=== The problem ===
In this exercise, return the whole listing exactly, excluding any images.

=== Information provided ===
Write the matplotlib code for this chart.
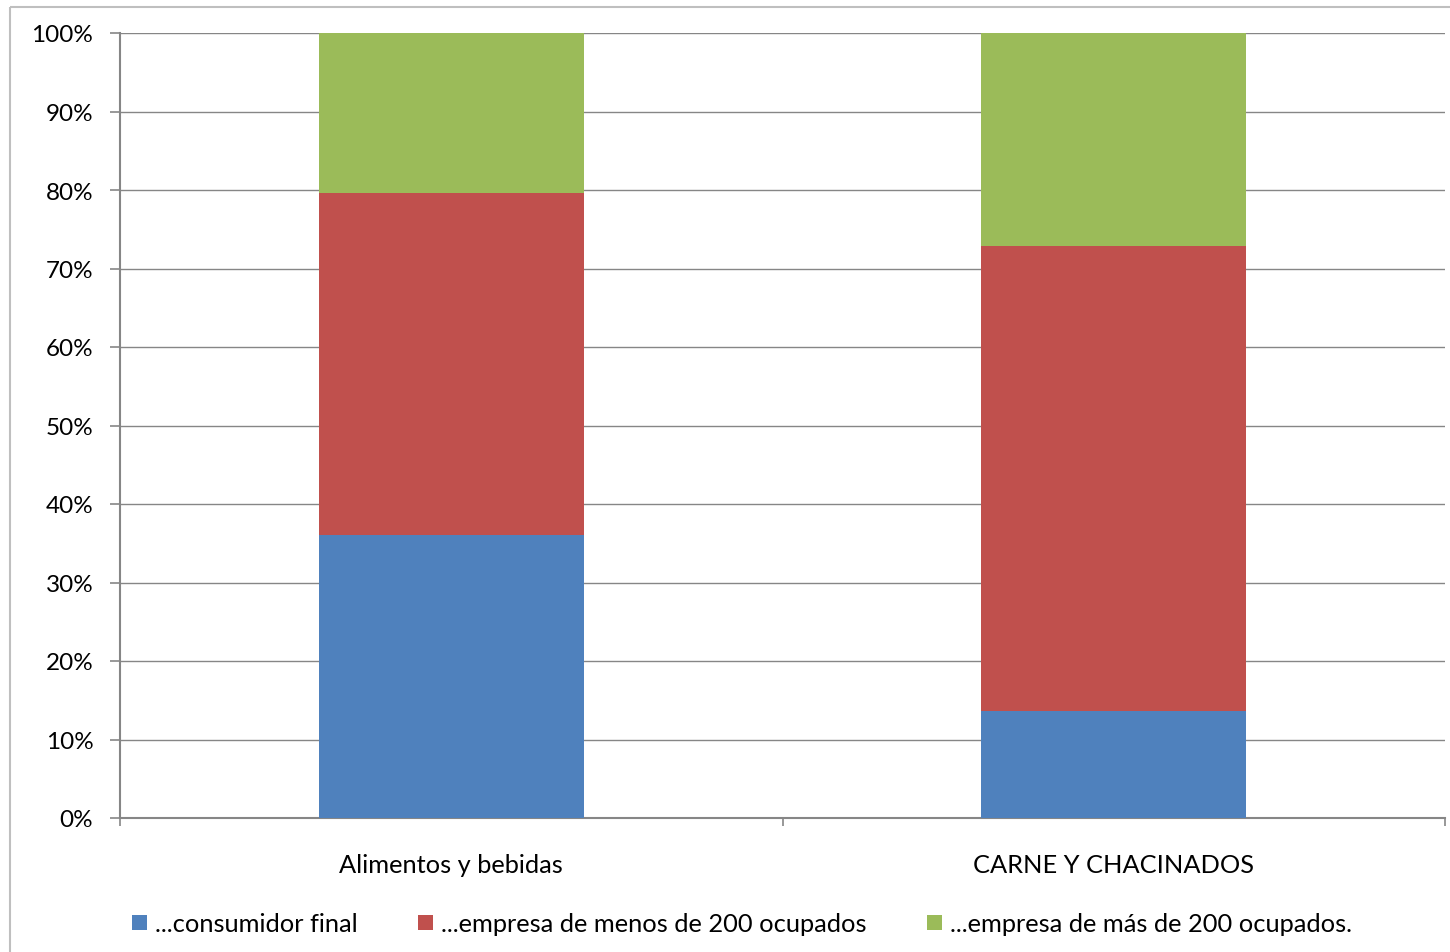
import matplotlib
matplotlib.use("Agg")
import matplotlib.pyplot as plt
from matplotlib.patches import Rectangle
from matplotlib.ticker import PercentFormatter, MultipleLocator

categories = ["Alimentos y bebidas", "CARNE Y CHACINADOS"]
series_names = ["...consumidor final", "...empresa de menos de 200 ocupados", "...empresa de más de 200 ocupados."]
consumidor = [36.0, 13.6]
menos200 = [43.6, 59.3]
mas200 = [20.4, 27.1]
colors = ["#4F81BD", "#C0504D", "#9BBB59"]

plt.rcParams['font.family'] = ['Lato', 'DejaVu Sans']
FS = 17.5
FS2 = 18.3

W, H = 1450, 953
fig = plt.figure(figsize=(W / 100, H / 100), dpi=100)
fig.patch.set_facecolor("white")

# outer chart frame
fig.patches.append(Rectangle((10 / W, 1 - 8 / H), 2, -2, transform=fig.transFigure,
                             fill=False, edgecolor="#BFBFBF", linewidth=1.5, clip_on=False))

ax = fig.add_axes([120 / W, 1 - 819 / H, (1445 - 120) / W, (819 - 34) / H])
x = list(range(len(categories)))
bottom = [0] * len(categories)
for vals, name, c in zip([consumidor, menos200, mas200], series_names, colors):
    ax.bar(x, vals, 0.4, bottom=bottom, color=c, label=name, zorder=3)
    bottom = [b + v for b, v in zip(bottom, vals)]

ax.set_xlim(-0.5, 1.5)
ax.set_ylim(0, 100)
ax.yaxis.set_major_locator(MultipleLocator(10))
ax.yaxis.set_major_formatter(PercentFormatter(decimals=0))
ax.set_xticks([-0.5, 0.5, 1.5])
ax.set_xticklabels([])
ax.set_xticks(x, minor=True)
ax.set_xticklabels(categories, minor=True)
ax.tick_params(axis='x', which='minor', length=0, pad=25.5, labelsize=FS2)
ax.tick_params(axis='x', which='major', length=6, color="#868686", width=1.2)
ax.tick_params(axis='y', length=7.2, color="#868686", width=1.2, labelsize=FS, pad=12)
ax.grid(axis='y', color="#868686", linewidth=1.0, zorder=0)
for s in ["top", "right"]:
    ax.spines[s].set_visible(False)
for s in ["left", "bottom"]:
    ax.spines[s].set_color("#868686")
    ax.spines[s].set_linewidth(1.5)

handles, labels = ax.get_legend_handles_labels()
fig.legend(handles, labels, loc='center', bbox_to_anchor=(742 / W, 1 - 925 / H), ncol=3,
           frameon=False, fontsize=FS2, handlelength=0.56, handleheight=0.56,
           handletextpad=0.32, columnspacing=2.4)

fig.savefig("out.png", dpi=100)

=== Correct result ===
Write the matplotlib code for this chart.
import matplotlib
matplotlib.use("Agg")
import matplotlib.pyplot as plt
from matplotlib.patches import Rectangle
from matplotlib.ticker import PercentFormatter, MultipleLocator

categories = ["Alimentos y bebidas", "CARNE Y CHACINADOS"]
series_names = ["...consumidor final", "...empresa de menos de 200 ocupados", "...empresa de más de 200 ocupados."]
consumidor = [36.0, 13.6]
menos200 = [43.6, 59.3]
mas200 = [20.4, 27.1]
colors = ["#4F81BD", "#C0504D", "#9BBB59"]

plt.rcParams['font.family'] = ['Lato', 'DejaVu Sans']
FS = 17.5
FS2 = 18.3

W, H = 1450, 953
fig = plt.figure(figsize=(W / 100, H / 100), dpi=100)
fig.patch.set_facecolor("white")

# outer chart frame
fig.patches.append(Rectangle((10 / W, 1 - 8 / H), 2, -2, transform=fig.transFigure,
                             fill=False, edgecolor="#BFBFBF", linewidth=1.5, clip_on=False))

ax = fig.add_axes([120 / W, 1 - 819 / H, (1445 - 120) / W, (819 - 34) / H])
x = list(range(len(categories)))
bottom = [0] * len(categories)
for vals, name, c in zip([consumidor, menos200, mas200], series_names, colors):
    ax.bar(x, vals, 0.4, bottom=bottom, color=c, label=name, zorder=3)
    bottom = [b + v for b, v in zip(bottom, vals)]

ax.set_xlim(-0.5, 1.5)
ax.set_ylim(0, 100)
ax.yaxis.set_major_locator(MultipleLocator(10))
ax.yaxis.set_major_formatter(PercentFormatter(decimals=0))
ax.set_xticks([-0.5, 0.5, 1.5])
ax.set_xticklabels([])
ax.set_xticks(x, minor=True)
ax.set_xticklabels(categories, minor=True)
ax.tick_params(axis='x', which='minor', length=0, pad=25.5, labelsize=FS2)
ax.tick_params(axis='x', which='major', length=6, color="#868686", width=1.2)
ax.tick_params(axis='y', length=7.2, color="#868686", width=1.2, labelsize=FS, pad=12)
ax.grid(axis='y', color="#868686", linewidth=1.0, zorder=0)
for s in ["top", "right"]:
    ax.spines[s].set_visible(False)
for s in ["left", "bottom"]:
    ax.spines[s].set_color("#868686")
    ax.spines[s].set_linewidth(1.5)

handles, labels = ax.get_legend_handles_labels()
fig.legend(handles, labels, loc='center', bbox_to_anchor=(742 / W, 1 - 925 / H), ncol=3,
           frameon=False, fontsize=FS2, handlelength=0.56, handleheight=0.56,
           handletextpad=0.32, columnspacing=2.4)

fig.savefig("out.png", dpi=100)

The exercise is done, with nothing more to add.